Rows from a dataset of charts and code
>>>

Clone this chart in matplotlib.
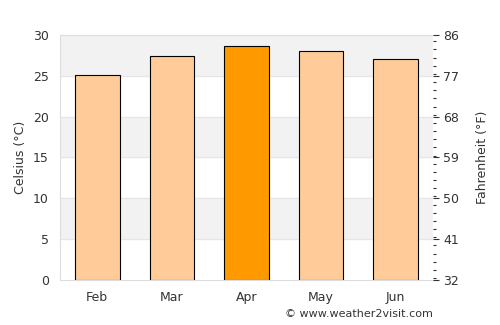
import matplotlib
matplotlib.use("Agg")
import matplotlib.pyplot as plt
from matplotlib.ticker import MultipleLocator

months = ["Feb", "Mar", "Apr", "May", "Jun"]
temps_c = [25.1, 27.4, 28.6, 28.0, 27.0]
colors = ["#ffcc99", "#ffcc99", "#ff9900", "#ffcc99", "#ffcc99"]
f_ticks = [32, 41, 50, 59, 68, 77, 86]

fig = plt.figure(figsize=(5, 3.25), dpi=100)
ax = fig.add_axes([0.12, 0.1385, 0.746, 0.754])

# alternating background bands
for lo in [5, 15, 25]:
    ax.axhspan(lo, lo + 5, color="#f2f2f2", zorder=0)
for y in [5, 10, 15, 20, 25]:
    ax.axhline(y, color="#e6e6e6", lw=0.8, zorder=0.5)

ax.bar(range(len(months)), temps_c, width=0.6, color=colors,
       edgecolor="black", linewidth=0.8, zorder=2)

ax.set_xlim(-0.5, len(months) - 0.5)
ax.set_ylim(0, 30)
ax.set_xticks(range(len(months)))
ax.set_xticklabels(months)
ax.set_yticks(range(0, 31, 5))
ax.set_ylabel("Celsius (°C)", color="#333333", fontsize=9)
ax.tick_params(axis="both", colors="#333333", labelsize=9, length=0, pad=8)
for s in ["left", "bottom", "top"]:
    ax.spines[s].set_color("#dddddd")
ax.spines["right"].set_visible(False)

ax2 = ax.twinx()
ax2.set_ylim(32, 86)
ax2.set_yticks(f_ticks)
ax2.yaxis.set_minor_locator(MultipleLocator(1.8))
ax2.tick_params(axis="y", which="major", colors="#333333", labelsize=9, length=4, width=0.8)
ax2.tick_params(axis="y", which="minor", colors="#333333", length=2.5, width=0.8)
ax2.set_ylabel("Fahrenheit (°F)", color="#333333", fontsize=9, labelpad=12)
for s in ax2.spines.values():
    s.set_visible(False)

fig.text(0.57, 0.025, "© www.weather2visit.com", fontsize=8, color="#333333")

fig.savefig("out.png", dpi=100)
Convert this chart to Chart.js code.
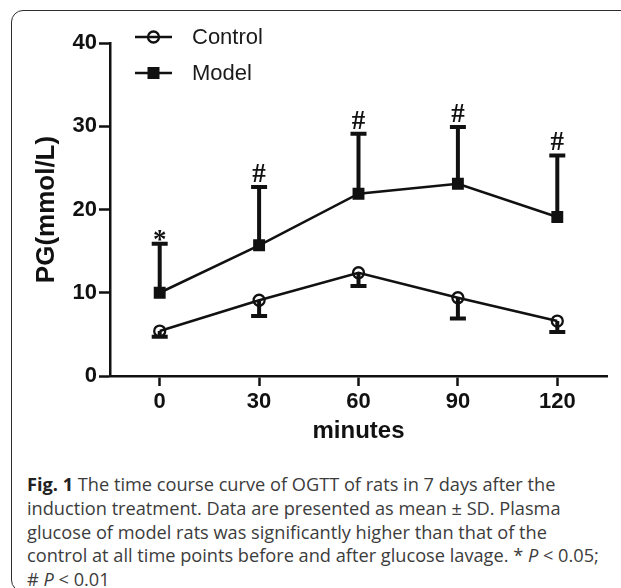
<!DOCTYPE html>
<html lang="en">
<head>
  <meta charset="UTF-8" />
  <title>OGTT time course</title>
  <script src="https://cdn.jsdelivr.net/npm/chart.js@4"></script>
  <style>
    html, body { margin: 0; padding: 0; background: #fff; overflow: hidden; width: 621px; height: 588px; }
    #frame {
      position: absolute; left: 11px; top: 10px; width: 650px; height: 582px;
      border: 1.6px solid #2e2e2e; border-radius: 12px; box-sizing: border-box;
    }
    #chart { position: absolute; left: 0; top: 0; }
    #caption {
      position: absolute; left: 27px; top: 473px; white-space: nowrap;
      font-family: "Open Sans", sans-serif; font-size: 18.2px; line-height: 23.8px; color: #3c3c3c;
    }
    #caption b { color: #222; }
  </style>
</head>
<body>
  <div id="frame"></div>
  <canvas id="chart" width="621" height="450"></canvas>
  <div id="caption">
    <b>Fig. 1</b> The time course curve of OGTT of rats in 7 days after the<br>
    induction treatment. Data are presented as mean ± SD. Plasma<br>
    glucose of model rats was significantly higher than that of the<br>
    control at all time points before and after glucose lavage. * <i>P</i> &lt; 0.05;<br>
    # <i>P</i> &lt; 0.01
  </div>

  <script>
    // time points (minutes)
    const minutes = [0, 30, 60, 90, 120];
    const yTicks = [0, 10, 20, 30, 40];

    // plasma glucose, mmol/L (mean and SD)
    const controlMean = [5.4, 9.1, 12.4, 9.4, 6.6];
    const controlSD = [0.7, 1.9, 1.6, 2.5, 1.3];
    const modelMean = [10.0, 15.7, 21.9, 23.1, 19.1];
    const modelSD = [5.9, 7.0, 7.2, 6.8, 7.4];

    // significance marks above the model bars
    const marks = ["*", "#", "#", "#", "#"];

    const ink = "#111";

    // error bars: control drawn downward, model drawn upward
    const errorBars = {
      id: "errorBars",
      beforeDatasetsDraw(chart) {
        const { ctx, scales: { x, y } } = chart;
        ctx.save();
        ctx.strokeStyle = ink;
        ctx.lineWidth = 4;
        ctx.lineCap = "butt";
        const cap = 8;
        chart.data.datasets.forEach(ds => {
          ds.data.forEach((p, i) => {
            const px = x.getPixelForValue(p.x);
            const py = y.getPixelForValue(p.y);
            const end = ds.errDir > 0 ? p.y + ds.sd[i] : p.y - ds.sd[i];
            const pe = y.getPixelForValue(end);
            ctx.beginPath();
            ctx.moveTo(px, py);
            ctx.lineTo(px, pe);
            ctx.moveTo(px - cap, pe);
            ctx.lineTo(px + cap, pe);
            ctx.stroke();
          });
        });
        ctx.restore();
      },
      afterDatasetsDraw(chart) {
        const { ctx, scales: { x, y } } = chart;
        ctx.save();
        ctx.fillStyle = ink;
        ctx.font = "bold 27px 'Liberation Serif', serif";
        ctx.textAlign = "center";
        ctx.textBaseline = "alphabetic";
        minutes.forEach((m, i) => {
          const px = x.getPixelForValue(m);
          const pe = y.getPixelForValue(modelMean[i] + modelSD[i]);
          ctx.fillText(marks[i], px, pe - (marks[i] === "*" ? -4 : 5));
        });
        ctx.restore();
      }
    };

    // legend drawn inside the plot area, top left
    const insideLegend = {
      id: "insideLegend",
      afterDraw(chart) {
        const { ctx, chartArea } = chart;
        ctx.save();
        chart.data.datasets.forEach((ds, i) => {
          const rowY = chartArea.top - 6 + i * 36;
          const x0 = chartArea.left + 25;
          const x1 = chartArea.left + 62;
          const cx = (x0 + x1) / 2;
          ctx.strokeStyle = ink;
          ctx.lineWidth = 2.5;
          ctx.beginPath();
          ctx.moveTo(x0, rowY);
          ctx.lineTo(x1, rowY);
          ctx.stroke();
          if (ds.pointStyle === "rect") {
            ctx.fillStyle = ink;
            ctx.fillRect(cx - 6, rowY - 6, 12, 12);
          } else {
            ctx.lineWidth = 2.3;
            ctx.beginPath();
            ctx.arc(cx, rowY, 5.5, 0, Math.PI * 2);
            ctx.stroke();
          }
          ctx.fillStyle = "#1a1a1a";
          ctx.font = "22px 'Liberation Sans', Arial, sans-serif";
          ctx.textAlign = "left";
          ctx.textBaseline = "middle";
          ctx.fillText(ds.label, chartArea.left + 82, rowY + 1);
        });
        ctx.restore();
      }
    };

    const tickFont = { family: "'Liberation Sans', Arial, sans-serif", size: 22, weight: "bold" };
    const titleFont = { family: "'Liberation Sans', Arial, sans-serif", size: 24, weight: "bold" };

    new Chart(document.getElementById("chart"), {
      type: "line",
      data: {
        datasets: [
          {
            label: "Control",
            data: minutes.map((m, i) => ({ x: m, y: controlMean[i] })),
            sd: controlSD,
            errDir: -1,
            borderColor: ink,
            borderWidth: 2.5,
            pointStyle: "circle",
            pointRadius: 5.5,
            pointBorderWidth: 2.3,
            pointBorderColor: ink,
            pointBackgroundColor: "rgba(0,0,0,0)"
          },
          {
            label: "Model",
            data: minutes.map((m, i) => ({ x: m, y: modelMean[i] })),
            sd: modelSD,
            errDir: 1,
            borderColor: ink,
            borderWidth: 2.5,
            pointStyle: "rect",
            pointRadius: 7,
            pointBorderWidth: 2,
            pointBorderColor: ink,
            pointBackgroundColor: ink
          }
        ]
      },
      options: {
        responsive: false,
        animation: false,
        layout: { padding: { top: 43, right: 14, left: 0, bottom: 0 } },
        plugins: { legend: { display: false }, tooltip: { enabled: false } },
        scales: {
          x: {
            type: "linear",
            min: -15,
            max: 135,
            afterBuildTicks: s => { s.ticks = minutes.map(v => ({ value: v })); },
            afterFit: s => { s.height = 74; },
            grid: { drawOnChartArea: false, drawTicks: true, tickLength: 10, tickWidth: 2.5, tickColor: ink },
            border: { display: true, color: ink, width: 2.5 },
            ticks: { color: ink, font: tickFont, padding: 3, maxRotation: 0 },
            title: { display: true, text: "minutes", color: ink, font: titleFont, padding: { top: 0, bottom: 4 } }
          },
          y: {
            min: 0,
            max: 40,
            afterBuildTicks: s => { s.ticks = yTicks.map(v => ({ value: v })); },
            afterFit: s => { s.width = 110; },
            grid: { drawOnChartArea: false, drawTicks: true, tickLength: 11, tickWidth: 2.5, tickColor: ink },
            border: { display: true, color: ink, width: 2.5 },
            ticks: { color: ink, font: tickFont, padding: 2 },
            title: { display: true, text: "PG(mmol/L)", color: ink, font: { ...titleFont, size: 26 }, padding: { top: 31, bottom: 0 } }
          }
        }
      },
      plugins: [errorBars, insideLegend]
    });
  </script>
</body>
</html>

<<<

TASK OBJECTIVE:
Reproduce the material above from its first line through the line containing "from matplotlib.ticker import MultipleLocator", both ends included, and skip every picture.

OUTPUT FOR THIS EXERCISE:
Clone this chart in matplotlib.
import matplotlib
matplotlib.use("Agg")
import matplotlib.pyplot as plt
from matplotlib.ticker import MultipleLocator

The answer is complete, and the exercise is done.